The Cambridge-MIT Institute (CMI) has launched a unique project to design a 'silent' aircraft. CMI's 'Silent Aircraft' project has a bold aim: to discover ways to reduce aircraft noise dramatically, to the point where it would be virtually unnoticeable to people outside the airport perimeter.
This initiative is bringing together leading academics from Cambridge University and the Massachusetts Institute of Technology (MIT) with representatives from all parts of the civil aerospace/aviation industry. This unique community will be working together, sharing knowledge and developing the design for an aircraft whose noise emissions would barely be heard above the background noise level in a typical built-up area.
Partners in the project include British Airways, the Civil Aviation Authority, regional aerospace company Marshall of Cambridge, and National Air Traffic Services. They also include Rolls-Royce plc, which has made available its multi-million pound suite of design and analysis tools to help the research. Additionally, the project team plans to include representatives of community groups opposed to aircraft noise.

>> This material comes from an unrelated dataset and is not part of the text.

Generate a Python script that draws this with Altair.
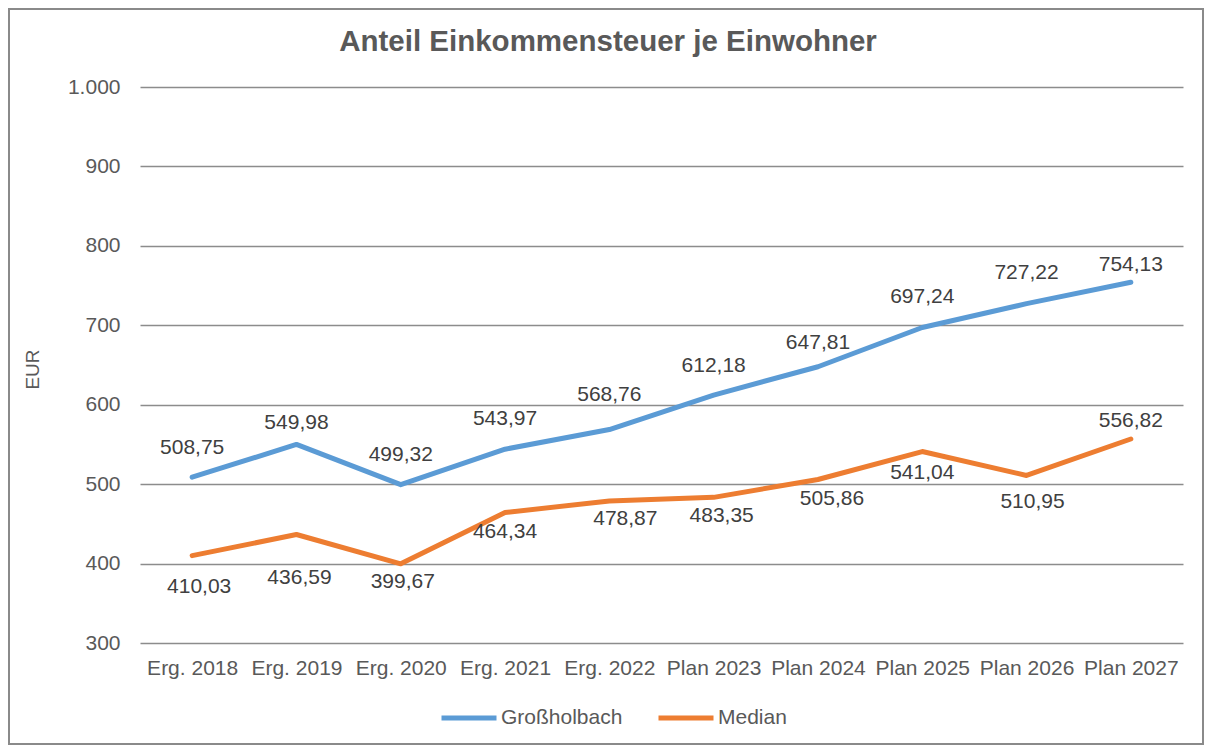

CMI's 'Silent Aircraft' initiative is one of four new Knowledge Integration Communities (KICs) that CMI is setting up this autumn. These KICs aim to find new ways in which academia and industry can work together and exchange knowledge to push forward research in areas where UK industry has a demonstrable competitive position - like aerospace. The Silent Aircraft KIC also aims to enhance this position by engaging with youngsters of all ages to enthuse them about aviation, and thus help ensure a continuing supply of talented individuals into the industry in years to come.
In one knowledge exchange initiative, the students on the project team studying aircraft engine design will spend a month seconded to Rolls-Royce at Derby. Staff from Rolls-Royce will then come back to Cambridge to continue the work. They will be using some Rolls-Royce design codes as they undertake a fundamental redesign of the elements of the engine that contribute most to noise.